Before the 1920s, the French Riviera was largely a winter refuge. Then Gerald and Sara Murphy asked a hotel owner at the Hôtel du Cap to do something unusual: stay open through the summer. It was a simple request, but behind it sat a radical idea. What if a destination could be reimagined? What if a season could acquire a new meaning? The history of travel is full of such moments. Not the construction of roads or hotels, but the invention of expectations.
Salvador Dalí and Gala understood this instinctively. Places were never merely backdrops to them. The coast around Cadaqués became part of Dalí's visual language; the landscape itself entered the paintings, dissolving into symbols, dreams and impossible horizons. They did not simply live somewhere. They transformed a location into an idea.

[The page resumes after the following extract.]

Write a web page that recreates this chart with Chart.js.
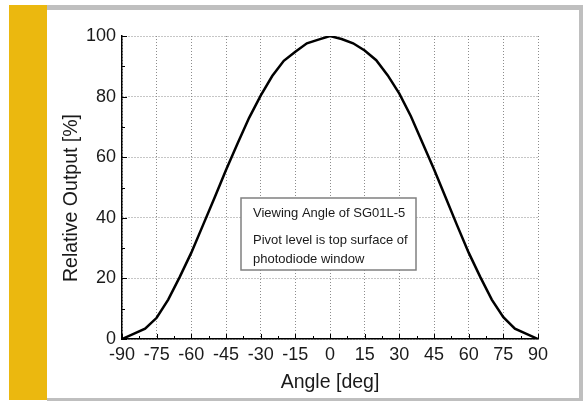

The most enduring destinations are often born this way. Not through marketing campaigns, but through artists, writers, musicians and curious outsiders who see something others have overlooked. A painting changes how we look at a coastline. A song turns a city into a feeling. A novel makes a forgotten street worth wandering. Suddenly people travel not to see a place, but to experience a narrative they have already begun imagining. Perhaps that is why the anticipation of travel is so powerful. Long before we arrive, we are already collecting references. A frame from a film. A line from a song. A photograph. A story told by a friend. The destination starts existing in our minds before it exists beneath our feet.
Travel, at its most interesting, is not consumption. It is interpretation.
The true art lies in positioning a place—not commercially, but culturally. In understanding what a town means, what it represents, what dreams it invites. The most memorable places are those that become symbols of something larger than themselves: freedom, reinvention, romance, creativity, escape.
Every great destination is, in some sense, a collaborative artwork built over decades by painters, musicians, architects, hoteliers, wanderers and storytellers. The map shows where a place is. Culture explains why anyone wanted to go there in the first place.